What we are celebrating is Reformation Day. It was on this day in 1517 that Martin Luther nailed his 95 Theses to the chapel door at the University of Wittenberg. There were concerns that he, a Roman Catholic monk, had about some points of Roman Catholic doctrine and practice. In our day, nailing a document to a chapel door would be a provocative act, but not in Luther’s day. The chapel door served as a campus bulletin board, and Luther was simply inviting his colleagues to join him in discussing his concerns.

Some students saw what he posted, took the post to a print shop and had copies printed, which they distributed, sparking a firestorm of controversy. Luther’s innocuous act now appeared to be inciting people to question the Roman Catholic Church. Karl Barth famously likened Luther to a blind man climbing a bell tower, losing his balance, and blindly grasping the bell cord to prevent himself from falling. The resulting peal greatly disturbed the Roman Catholic Church.

Luther was only one voice among many in Europe calling for the reformation of the Roman Catholic Church. A century earlier, John Hus, a professor at the University of Prague, influenced by the writings of John Wycliffe, also pressed for reformation. He was declared a heretic, and, like Wycliffe, was burned at the stake. After a careful study of Scripture, John Calvin, a French attorney and Luther’s contemporary, had the same stirring in his heart. Calvin fled to Geneva for safety and from there championed reformation.

From the fire of this controversy, five propositions were forged that set those affirming them in opposition to the Roman Catholic Church earning them the title of protestants. They affirmed that sacred Scripture alone had divine authority, not church tradition. They affirmed that the Scriptures teach that a person is justified before God by God’s grace alone through faith alone in Christ alone, and not by any human merit. The glory for the salvation of men goes to God alone.

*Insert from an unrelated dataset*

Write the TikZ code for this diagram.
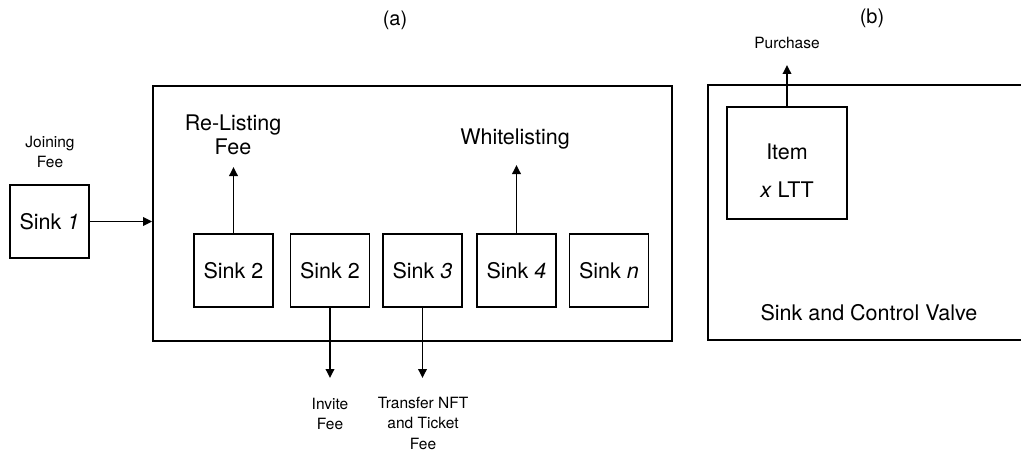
\documentclass[tikz,border=0pt]{standalone}
\usepackage{fontspec}
\setmainfont{TeX Gyre Heros}
\usetikzlibrary{arrows.meta}
\begin{document}
\begin{tikzpicture}[x=1pt,y=-1pt,
  sinkbox/.style={draw, line width=1.8pt, minimum width=79pt, minimum height=73pt, inner sep=0pt, font=\fontsize{21.5}{24}\selectfont},
  framebox/.style={draw, line width=1.8pt, inner sep=0pt},
  arr/.style={line width=1.8pt, -{Triangle[length=9pt,width=8.5pt]}},
  bigtxt/.style={font=\fontsize{21.5}{24}\selectfont, align=center, inner sep=0pt},
  smalltxt/.style={font=\fontsize{15.5}{20.5}\selectfont, align=center, inner sep=0pt},
  captxt/.style={font=\fontsize{20}{24}\selectfont, inner sep=0pt}]
\useasboundingbox (0,0) rectangle (1021,452);

% captions
\node[captxt] (capa) at (395,20) {(a)};
\node[captxt] (capb) at (872,18) {(b)};

% panel (a)
\node[framebox, minimum width=519pt, minimum height=255pt] (main) at (412.5,213.5) {};
\node[sinkbox] (s1) at (49.5,221.5) {Sink \textit{1}};
\node[smalltxt] (join) at (50,152) {Joining\\Fee};
\draw[arr] (s1.east) -- (s1.east -| main.west);

\node[sinkbox] (s2a) at (233.5,270.5) {Sink 2};
\node[sinkbox] (s2b) at (330,270.5) {Sink 2};
\node[sinkbox] (s3)  at (422.5,270.5) {Sink \textit{3}};
\node[sinkbox] (s4)  at (516.5,270.5) {Sink \textit{4}};
\node[sinkbox] (sn)  at (609,270.5) {Sink \textit{n}};

\node[bigtxt] (relist) at (233,135) {Re-Listing\\Fee};
\node[bigtxt] (white) at (515,139) {Whitelisting};
\coordinate (t1) at (233.5,167);
\coordinate (t4) at (516.5,165);
\draw[arr] (s2a.north) -- (t1);
\draw[arr] (s4.north) -- (t4);

\coordinate (b2) at (330,378);
\coordinate (b3) at (422.5,378);
\draw[arr] (s2b.south) -- (b2);
\draw[arr] (s3.south) -- (b3);
\node[smalltxt] (invite) at (330,414) {Invite\\Fee};
\node[smalltxt] (transfer) at (423,423) {Transfer NFT\\and Ticket\\Fee};

% panel (b)
\draw[line width=1.8pt] (1022,85) -- (708,85) -- (708,340) -- (1022,340);
\node[framebox, minimum width=120pt, minimum height=112pt] (item) at (787,163) {};
\node[font=\fontsize{21.5}{38}\selectfont, align=center, inner sep=0pt] (itemtxt) at (787,171) {Item\\\textit{x} LTT};
\coordinate (tp) at (787,65);
\draw[arr] (item.north) -- (tp);
\node[smalltxt] (purchase) at (787,43) {Purchase};
\node[bigtxt] (valve) at (869,313) {Sink and Control Valve};
\end{tikzpicture}
\end{document}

I was raised a Roman Catholic, but in 1984 experienced a personal reformation, a marvelous, God-ordained transformation. God in his grace regenerated this spiritually dead sinner, gave him the gift of faith, enabling him to believe the Scriptures, recognize he was a sinner, and put his faith in Christ, who bore God’s just wrath in this sinner’s place and was raised for his justification. What can I say but, “to God alone be the glory!” Happy Reformation Day!